PROBLEM REQUIREMENTS
Copy the listing verbatim, excluding any images found in it.

INFORMATION PROVIDED
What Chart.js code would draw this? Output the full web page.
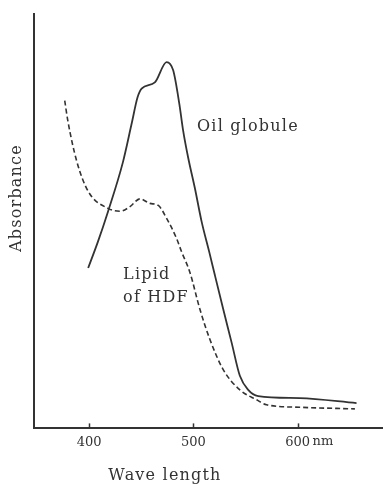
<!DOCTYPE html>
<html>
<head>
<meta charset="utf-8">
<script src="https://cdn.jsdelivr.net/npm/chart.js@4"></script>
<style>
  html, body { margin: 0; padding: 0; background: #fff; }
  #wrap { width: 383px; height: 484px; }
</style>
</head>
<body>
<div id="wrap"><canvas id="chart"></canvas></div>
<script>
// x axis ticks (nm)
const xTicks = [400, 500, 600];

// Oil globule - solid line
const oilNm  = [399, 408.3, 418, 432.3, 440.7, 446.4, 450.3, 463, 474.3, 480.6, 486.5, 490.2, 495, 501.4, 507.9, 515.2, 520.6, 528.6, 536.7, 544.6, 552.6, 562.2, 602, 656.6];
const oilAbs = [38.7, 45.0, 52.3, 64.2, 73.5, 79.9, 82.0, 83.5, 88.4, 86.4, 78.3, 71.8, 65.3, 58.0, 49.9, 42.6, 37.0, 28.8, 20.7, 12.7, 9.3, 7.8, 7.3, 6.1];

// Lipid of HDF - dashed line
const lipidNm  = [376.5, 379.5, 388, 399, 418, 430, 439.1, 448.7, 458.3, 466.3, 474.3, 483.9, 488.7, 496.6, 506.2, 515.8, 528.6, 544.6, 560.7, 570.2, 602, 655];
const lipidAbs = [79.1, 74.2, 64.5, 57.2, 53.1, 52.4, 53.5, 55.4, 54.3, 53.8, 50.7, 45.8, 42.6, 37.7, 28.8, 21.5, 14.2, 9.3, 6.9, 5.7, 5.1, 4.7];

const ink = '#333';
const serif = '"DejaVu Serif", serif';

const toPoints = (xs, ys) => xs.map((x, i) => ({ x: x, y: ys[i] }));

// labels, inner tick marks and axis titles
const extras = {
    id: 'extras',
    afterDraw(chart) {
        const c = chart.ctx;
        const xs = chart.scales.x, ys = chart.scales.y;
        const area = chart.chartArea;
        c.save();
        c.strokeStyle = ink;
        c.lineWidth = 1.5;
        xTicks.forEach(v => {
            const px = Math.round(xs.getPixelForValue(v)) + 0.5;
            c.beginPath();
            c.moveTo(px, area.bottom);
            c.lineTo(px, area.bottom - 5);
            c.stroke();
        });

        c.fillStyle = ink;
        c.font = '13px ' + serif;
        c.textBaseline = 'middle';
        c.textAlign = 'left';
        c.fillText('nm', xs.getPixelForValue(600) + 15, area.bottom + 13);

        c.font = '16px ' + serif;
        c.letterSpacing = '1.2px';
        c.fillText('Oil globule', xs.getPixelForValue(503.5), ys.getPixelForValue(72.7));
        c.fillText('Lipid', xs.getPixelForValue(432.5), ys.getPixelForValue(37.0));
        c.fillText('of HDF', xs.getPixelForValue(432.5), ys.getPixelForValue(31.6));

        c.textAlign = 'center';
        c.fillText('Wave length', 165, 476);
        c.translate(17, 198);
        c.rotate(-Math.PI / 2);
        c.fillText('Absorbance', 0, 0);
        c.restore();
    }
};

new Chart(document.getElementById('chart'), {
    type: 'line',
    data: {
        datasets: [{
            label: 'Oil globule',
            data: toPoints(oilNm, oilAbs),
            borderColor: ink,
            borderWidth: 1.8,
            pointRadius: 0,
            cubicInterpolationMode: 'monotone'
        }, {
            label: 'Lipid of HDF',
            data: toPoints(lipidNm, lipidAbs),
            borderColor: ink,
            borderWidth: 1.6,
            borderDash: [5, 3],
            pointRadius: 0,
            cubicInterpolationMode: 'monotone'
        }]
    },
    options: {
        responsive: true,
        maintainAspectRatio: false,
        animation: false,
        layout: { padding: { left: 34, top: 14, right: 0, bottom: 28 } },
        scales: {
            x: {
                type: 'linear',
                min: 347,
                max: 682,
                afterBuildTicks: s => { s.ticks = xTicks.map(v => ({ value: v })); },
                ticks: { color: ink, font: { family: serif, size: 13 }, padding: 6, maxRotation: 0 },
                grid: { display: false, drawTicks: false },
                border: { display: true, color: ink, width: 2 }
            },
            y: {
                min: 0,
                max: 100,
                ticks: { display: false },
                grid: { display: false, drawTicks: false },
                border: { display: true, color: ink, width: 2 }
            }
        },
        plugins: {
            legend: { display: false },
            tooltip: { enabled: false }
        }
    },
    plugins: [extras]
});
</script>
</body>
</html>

RESULT BELOW
What Chart.js code would draw this? Output the full web page.
<!DOCTYPE html>
<html>
<head>
<meta charset="utf-8">
<script src="https://cdn.jsdelivr.net/npm/chart.js@4"></script>
<style>
  html, body { margin: 0; padding: 0; background: #fff; }
  #wrap { width: 383px; height: 484px; }
</style>
</head>
<body>
<div id="wrap"><canvas id="chart"></canvas></div>
<script>
// x axis ticks (nm)
const xTicks = [400, 500, 600];

// Oil globule - solid line
const oilNm  = [399, 408.3, 418, 432.3, 440.7, 446.4, 450.3, 463, 474.3, 480.6, 486.5, 490.2, 495, 501.4, 507.9, 515.2, 520.6, 528.6, 536.7, 544.6, 552.6, 562.2, 602, 656.6];
const oilAbs = [38.7, 45.0, 52.3, 64.2, 73.5, 79.9, 82.0, 83.5, 88.4, 86.4, 78.3, 71.8, 65.3, 58.0, 49.9, 42.6, 37.0, 28.8, 20.7, 12.7, 9.3, 7.8, 7.3, 6.1];

// Lipid of HDF - dashed line
const lipidNm  = [376.5, 379.5, 388, 399, 418, 430, 439.1, 448.7, 458.3, 466.3, 474.3, 483.9, 488.7, 496.6, 506.2, 515.8, 528.6, 544.6, 560.7, 570.2, 602, 655];
const lipidAbs = [79.1, 74.2, 64.5, 57.2, 53.1, 52.4, 53.5, 55.4, 54.3, 53.8, 50.7, 45.8, 42.6, 37.7, 28.8, 21.5, 14.2, 9.3, 6.9, 5.7, 5.1, 4.7];

const ink = '#333';
const serif = '"DejaVu Serif", serif';

const toPoints = (xs, ys) => xs.map((x, i) => ({ x: x, y: ys[i] }));

// labels, inner tick marks and axis titles
const extras = {
    id: 'extras',
    afterDraw(chart) {
        const c = chart.ctx;
        const xs = chart.scales.x, ys = chart.scales.y;
        const area = chart.chartArea;
        c.save();
        c.strokeStyle = ink;
        c.lineWidth = 1.5;
        xTicks.forEach(v => {
            const px = Math.round(xs.getPixelForValue(v)) + 0.5;
            c.beginPath();
            c.moveTo(px, area.bottom);
            c.lineTo(px, area.bottom - 5);
            c.stroke();
        });

        c.fillStyle = ink;
        c.font = '13px ' + serif;
        c.textBaseline = 'middle';
        c.textAlign = 'left';
        c.fillText('nm', xs.getPixelForValue(600) + 15, area.bottom + 13);

        c.font = '16px ' + serif;
        c.letterSpacing = '1.2px';
        c.fillText('Oil globule', xs.getPixelForValue(503.5), ys.getPixelForValue(72.7));
        c.fillText('Lipid', xs.getPixelForValue(432.5), ys.getPixelForValue(37.0));
        c.fillText('of HDF', xs.getPixelForValue(432.5), ys.getPixelForValue(31.6));

        c.textAlign = 'center';
        c.fillText('Wave length', 165, 476);
        c.translate(17, 198);
        c.rotate(-Math.PI / 2);
        c.fillText('Absorbance', 0, 0);
        c.restore();
    }
};

new Chart(document.getElementById('chart'), {
    type: 'line',
    data: {
        datasets: [{
            label: 'Oil globule',
            data: toPoints(oilNm, oilAbs),
            borderColor: ink,
            borderWidth: 1.8,
            pointRadius: 0,
            cubicInterpolationMode: 'monotone'
        }, {
            label: 'Lipid of HDF',
            data: toPoints(lipidNm, lipidAbs),
            borderColor: ink,
            borderWidth: 1.6,
            borderDash: [5, 3],
            pointRadius: 0,
            cubicInterpolationMode: 'monotone'
        }]
    },
    options: {
        responsive: true,
        maintainAspectRatio: false,
        animation: false,
        layout: { padding: { left: 34, top: 14, right: 0, bottom: 28 } },
        scales: {
            x: {
                type: 'linear',
                min: 347,
                max: 682,
                afterBuildTicks: s => { s.ticks = xTicks.map(v => ({ value: v })); },
                ticks: { color: ink, font: { family: serif, size: 13 }, padding: 6, maxRotation: 0 },
                grid: { display: false, drawTicks: false },
                border: { display: true, color: ink, width: 2 }
            },
            y: {
                min: 0,
                max: 100,
                ticks: { display: false },
                grid: { display: false, drawTicks: false },
                border: { display: true, color: ink, width: 2 }
            }
        },
        plugins: {
            legend: { display: false },
            tooltip: { enabled: false }
        }
    },
    plugins: [extras]
});
</script>
</body>
</html>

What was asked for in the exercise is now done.